This repository contains vocabulary, configuration and corpus data for setting up and using Annif with the Estonian Subject Thesaurus EMS.
For running the Python scripts in this repo, you need a recent version of Python (tested with 3.10) as well as a few dependencies that are listed in requirements.txt.

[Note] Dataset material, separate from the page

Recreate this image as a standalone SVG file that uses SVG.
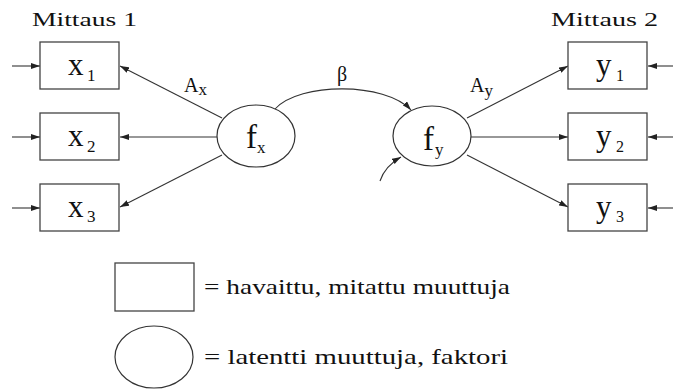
<svg xmlns="http://www.w3.org/2000/svg" width="673" height="390" viewBox="0 0 673 390">
<defs>
<style>
.box{fill:#fff;stroke:#444;stroke-width:1.3}
.ell{fill:#fff;stroke:#333;stroke-width:1.2}
.con{fill:none;stroke:#333;stroke-width:1.1}
</style>
<marker id="ah" markerWidth="9" markerHeight="6" refX="9" refY="3" orient="auto" markerUnits="userSpaceOnUse">
<path d="M0,0 L9,3 L0,6 z" fill="#222"/>
</marker>
</defs>
<g font-family="Liberation Serif, serif" fill="#111">
<text font-size="19" x="32" y="26" textLength="105" lengthAdjust="spacingAndGlyphs">Mittaus 1</text>
<text font-size="19" x="551" y="26" textLength="107" lengthAdjust="spacingAndGlyphs">Mittaus 2</text>
<g id="connectors" class="con" marker-end="url(#ah)">
<path class="con" d="M12,66 H40"/>
<path class="con" d="M12,137 H40"/>
<path class="con" d="M12,208 H40"/>
<path class="con" d="M673,66 H648"/>
<path class="con" d="M673,137 H648"/>
<path class="con" d="M673,208 H648"/>
<path class="con" d="M222,118 L120,66"/>
<path class="con" d="M217,137 L120,137"/>
<path class="con" d="M222,155 L120,207"/>
<path class="con" d="M467,118 L568,66"/>
<path class="con" d="M471,137 L568,137"/>
<path class="con" d="M467,155 L568,207"/>
<path class="con" d="M275,109 C300,82 385,82 411,110"/>
<path class="con" d="M380,181 Q385,166 401,157"/>
</g>
<g id="labels">
<text font-size="20" x="184" y="92">A<tspan font-size="17" dy="3">x</tspan></text>
<text font-size="20" x="470" y="92">A<tspan font-size="17" dy="4">y</tspan></text>
<text font-size="20" x="342" y="81" text-anchor="middle">β</text>
</g>
<g id="x1"><rect class="box" x="40" y="42" width="79" height="47"/><text font-size="31" x="68" y="75">x</text><text font-size="17" x="87" y="81">1</text></g>
<g id="x2"><rect class="box" x="40" y="113" width="79" height="47"/><text font-size="31" x="68" y="146">x</text><text font-size="17" x="87" y="152">2</text></g>
<g id="x3"><rect class="box" x="40" y="184" width="79" height="47"/><text font-size="31" x="68" y="217">x</text><text font-size="17" x="87" y="222">3</text></g>
<g id="y1"><rect class="box" x="568" y="42" width="79" height="47"/><text font-size="31" x="596" y="75">y</text><text font-size="16" x="616" y="81">1</text></g>
<g id="y2"><rect class="box" x="568" y="113" width="79" height="47"/><text font-size="31" x="596" y="146">y</text><text font-size="16" x="616" y="152">2</text></g>
<g id="y3"><rect class="box" x="568" y="184" width="79" height="47"/><text font-size="31" x="596" y="217">y</text><text font-size="16" x="616" y="222">3</text></g>
<g id="fx"><ellipse class="ell" cx="256" cy="136" rx="39" ry="31"/><text font-size="33" x="246" y="148">f</text><text font-size="17" x="257" y="153">x</text></g>
<g id="fy"><ellipse class="ell" cx="432" cy="136" rx="39" ry="30"/><text font-size="33" x="423" y="150">f</text><text font-size="17" x="435" y="155">y</text></g>
<g id="legend-box"><rect class="box" x="115" y="263" width="79" height="48"/><text font-size="21" x="204" y="294" textLength="306" lengthAdjust="spacingAndGlyphs">= havaittu, mitattu muuttuja</text></g>
<g id="legend-ellipse"><ellipse class="ell" cx="154" cy="357" rx="39" ry="31"/><text font-size="21" x="204" y="364" textLength="304" lengthAdjust="spacingAndGlyphs">= latentti muuttuja, faktori</text></g>
</g>
</svg>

Install the dependencies in a Python virtual environment using pip install -r requirements.txt
You will need to install Annif using any of the supported installation methods. To install it locally in a Python virtual environment (with the required YAKE and Omikuji features), use the command
pip install annif[yake,omikuji]
The included configuration file projects.cfg should be placed in the working directory where Annif is executed. It defines the following projects:
ems-yake-et
: simple YAKE lexical algorithm that doesn't require any trainingems-bonsai-et
: Omikuji Bonsai associative algorithm, needs to be trained on e.g. metadata records (titles + subjects)ems-ensemble-et
: simple averaging ensemble project using the above two projects as sources (with omikuji-bonsai given a much bigger weight)
For training the Omikuji Bonsai project, see below.

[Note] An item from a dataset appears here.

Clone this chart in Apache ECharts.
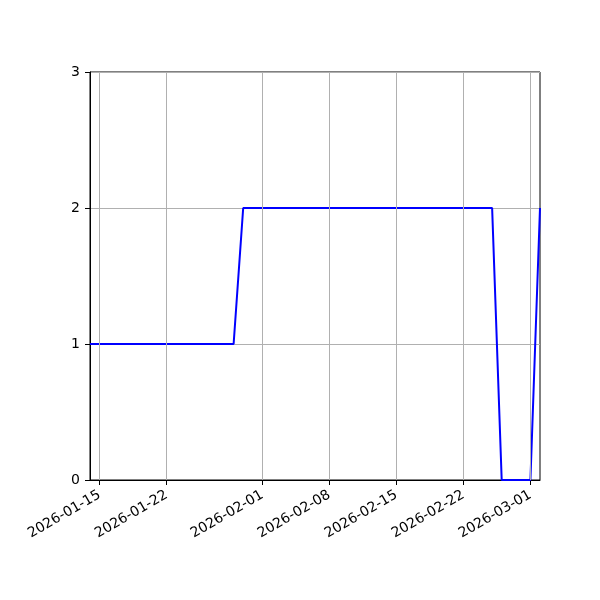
<!DOCTYPE html>
<html>
<head>
<meta charset="utf-8">
<script src="https://cdn.jsdelivr.net/npm/echarts@6/dist/echarts.min.js"></script>
<style>html,body{margin:0;padding:0;background:#fff}#c{width:600px;height:600px}</style>
</head>
<body>
<div id="c"></div>
<script>
const dates = [
  '2026-01-14','2026-01-15','2026-01-16','2026-01-17','2026-01-18','2026-01-19','2026-01-20','2026-01-21',
  '2026-01-22','2026-01-23','2026-01-24','2026-01-25','2026-01-26','2026-01-27','2026-01-28','2026-01-29',
  '2026-01-30','2026-01-31','2026-02-01','2026-02-02','2026-02-03','2026-02-04','2026-02-05','2026-02-06',
  '2026-02-07','2026-02-08','2026-02-09','2026-02-10','2026-02-11','2026-02-12','2026-02-13','2026-02-14',
  '2026-02-15','2026-02-16','2026-02-17','2026-02-18','2026-02-19','2026-02-20','2026-02-21','2026-02-22',
  '2026-02-23','2026-02-24','2026-02-25','2026-02-26','2026-02-27','2026-02-28','2026-03-01','2026-03-02'
];
const values = [
  1,1,1,1,1,1,1,1,
  1,1,1,1,1,1,1,1,
  2,2,2,2,2,2,2,2,
  2,2,2,2,2,2,2,2,
  2,2,2,2,2,2,2,2,
  2,2,2,0,0,0,0,2
];
const xTickDates = ['2026-01-15','2026-01-22','2026-02-01','2026-02-08','2026-02-15','2026-02-22','2026-03-01'];
const yTicks = [0,1,2,3];

const toTs = s => { const [y,m,d] = s.split('-').map(Number); return Date.UTC(y, m-1, d); };
const pad = n => String(n).padStart(2,'0');
const fmt = ts => { const d = new Date(ts); return d.getUTCFullYear()+'-'+pad(d.getUTCMonth()+1)+'-'+pad(d.getUTCDate()); };

const xTicks = xTickDates.map(toTs);
const seriesData = dates.map((d,i) => [toTs(d), values[i]]);
const font = 'DejaVu Sans';

const chart = echarts.init(document.getElementById('c'), null, {renderer:'canvas'});
chart.setOption({
  animation: false,
  backgroundColor: '#fff',
  grid: {left: 90, right: 60, top: 72, bottom: 120, show: true, borderColor: '#000', borderWidth: 1, backgroundColor: 'transparent'},
  xAxis: {
    type: 'value',
    min: toTs(dates[0]),
    max: toTs(dates[dates.length-1]),
    axisLine: {show: true, lineStyle: {color: '#000', width: 1}},
    axisTick: {show: true, inside: false, length: 5, lineStyle: {color: '#000'}, customValues: xTicks},
    axisLabel: {
      customValues: xTicks,
      rotate: 30, color: '#000', fontFamily: font, fontSize: 14, margin: 14,
      formatter: v => fmt(v)
    },
    splitLine: {show: false}
  },
  yAxis: {
    type: 'value',
    min: yTicks[0], max: yTicks[yTicks.length-1], interval: 1,
    axisLine: {show: true, lineStyle: {color: '#000', width: 1}},
    axisTick: {show: true, inside: false, length: 5, lineStyle: {color: '#000'}},
    axisLabel: {color: '#000', fontFamily: font, fontSize: 14, margin: 10},
    splitLine: {show: true, lineStyle: {color: '#b0b0b0', width: 1}}
  },
  series: [{
    type: 'line',
    data: seriesData,
    showSymbol: false,
    lineStyle: {color: '#0000ff', width: 2},
    markLine: {
      silent: true, symbol: 'none', label: {show: false},
      lineStyle: {color: '#b0b0b0', width: 1, type: 'solid'},
      data: xTicks.map(t => ({xAxis: t}))
    },
    z: 3
  }]
});
</script>
</body>
</html>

Annif requires subject vocabularies in SKOS or TSV/CSV format.
EMS was downloaded on 2024-04-02 in MARCXML format from the ELNET open data portal.

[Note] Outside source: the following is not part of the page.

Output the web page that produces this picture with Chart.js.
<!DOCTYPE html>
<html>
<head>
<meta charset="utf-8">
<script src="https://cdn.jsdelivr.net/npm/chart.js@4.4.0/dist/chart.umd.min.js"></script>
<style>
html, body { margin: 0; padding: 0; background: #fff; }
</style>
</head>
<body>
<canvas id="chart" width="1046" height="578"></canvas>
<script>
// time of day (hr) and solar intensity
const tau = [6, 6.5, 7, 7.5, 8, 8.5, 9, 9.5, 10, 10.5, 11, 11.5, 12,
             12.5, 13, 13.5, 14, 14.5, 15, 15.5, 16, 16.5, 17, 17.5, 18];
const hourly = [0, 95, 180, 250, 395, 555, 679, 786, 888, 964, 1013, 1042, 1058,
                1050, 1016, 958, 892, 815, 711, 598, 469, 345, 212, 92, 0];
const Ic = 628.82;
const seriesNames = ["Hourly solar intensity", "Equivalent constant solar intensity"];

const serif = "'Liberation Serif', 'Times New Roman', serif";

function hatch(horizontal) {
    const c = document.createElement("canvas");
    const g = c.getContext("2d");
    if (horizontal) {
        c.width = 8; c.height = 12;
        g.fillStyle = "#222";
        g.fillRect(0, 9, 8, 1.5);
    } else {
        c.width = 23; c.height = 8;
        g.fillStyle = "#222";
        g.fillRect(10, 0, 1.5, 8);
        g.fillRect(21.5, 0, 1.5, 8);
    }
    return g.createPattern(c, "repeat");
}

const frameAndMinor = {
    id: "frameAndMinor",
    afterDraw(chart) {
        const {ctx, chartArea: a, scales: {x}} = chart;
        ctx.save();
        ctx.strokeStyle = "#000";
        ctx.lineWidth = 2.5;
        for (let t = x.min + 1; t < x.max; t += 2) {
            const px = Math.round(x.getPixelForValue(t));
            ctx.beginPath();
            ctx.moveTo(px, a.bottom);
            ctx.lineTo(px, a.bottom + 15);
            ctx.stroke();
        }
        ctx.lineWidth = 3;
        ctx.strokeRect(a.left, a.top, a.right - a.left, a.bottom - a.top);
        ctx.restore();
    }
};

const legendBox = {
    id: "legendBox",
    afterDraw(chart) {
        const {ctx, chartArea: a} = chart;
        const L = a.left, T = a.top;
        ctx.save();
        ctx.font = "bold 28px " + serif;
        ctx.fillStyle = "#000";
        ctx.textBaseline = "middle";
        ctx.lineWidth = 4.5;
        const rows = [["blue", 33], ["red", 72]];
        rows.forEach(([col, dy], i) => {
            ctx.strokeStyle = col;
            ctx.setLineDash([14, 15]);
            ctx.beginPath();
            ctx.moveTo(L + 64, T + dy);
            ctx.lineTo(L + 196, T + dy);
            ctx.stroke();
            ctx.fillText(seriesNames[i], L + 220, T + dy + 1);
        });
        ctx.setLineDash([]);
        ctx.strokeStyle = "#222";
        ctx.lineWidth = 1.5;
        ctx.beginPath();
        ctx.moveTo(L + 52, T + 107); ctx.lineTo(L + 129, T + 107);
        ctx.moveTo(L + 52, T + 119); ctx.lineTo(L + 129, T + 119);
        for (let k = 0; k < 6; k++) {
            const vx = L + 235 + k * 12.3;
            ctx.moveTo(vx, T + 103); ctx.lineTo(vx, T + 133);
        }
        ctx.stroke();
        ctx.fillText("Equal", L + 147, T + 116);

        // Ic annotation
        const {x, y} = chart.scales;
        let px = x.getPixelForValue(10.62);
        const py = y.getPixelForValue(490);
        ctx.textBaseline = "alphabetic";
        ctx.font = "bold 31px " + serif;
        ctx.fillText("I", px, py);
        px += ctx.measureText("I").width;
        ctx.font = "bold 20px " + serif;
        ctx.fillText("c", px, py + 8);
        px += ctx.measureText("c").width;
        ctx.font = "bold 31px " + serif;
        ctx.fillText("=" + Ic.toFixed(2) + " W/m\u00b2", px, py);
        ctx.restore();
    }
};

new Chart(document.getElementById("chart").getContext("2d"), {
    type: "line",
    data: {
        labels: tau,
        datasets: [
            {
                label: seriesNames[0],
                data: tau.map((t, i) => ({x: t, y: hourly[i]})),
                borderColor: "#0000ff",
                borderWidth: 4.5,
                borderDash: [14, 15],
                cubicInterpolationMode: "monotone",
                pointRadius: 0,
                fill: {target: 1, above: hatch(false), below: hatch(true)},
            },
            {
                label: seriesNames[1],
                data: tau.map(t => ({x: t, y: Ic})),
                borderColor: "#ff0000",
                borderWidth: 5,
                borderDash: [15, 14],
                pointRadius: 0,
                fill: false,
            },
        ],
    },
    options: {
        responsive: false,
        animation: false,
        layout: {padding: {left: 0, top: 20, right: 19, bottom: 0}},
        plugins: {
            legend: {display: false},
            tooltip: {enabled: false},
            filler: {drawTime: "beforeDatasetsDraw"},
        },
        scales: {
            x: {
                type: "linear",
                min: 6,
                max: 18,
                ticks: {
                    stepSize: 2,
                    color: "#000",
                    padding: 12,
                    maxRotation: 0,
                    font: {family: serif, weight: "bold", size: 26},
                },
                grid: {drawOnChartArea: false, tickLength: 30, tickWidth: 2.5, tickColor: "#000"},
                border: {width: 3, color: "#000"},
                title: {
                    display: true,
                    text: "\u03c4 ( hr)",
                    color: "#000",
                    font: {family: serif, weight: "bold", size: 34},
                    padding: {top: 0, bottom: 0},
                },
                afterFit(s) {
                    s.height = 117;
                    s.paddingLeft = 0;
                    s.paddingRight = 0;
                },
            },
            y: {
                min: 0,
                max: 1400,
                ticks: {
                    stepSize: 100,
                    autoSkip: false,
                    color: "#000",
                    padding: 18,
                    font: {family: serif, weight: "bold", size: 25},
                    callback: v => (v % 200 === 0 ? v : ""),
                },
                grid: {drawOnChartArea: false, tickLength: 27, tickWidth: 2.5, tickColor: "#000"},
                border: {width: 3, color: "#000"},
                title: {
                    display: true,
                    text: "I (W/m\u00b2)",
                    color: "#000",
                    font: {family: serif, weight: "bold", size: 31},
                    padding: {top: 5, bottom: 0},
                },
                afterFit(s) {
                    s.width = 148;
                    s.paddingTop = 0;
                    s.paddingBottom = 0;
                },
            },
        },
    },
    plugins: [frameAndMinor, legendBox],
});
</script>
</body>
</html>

The included script marcxml-to-skos.py converts the MARC data into simple SKOS. You can run it like this:
python marcxml-to-skos ems_marc_tais.xml ems_marc_tais.ttl
The resulting file ems_marc_tais.ttl can be loaded into Annif like this:
annif load-vocab ems ems_marc_tais.ttl
The Estonian article database ISE can be used as a source of training data. It is divided into many subsets (ListSets via OAI-PMH) and each subset can be downloaded separately via OAI-PMH.
The included script collect-ise.py can be used for the data collection. It can be run like this (in this case on the itehn
subset):
python collect-ise.py itehn >ise.itehn.xml
The resulting file will have one OAI-DC XML record per line. It can be converted into TSV format for training Annif using the script oai_dc-to-corpus.py like this:
python oai_dc-to-corpus.py <ise.itehn.xml >ise.itehn.tsv
Using these scripts, the ISE subsets aa
, ihari
, ise
, itehn
, space1
and yy
(quite a random selection!) were downloaded on 2024-04-02 and converted into a TSV corpus. The resulting corpus file ise-corpus.tsv.gz contains around 400k records/lines. It can be used to train the Omikuji Bonsai project like this:
annif train ems-bonsai-et ise-corpus.tsv.gz
After training, you can test Annif by starting it with the command
annif run
and opening the URL http://localhost:5000 in a web browser.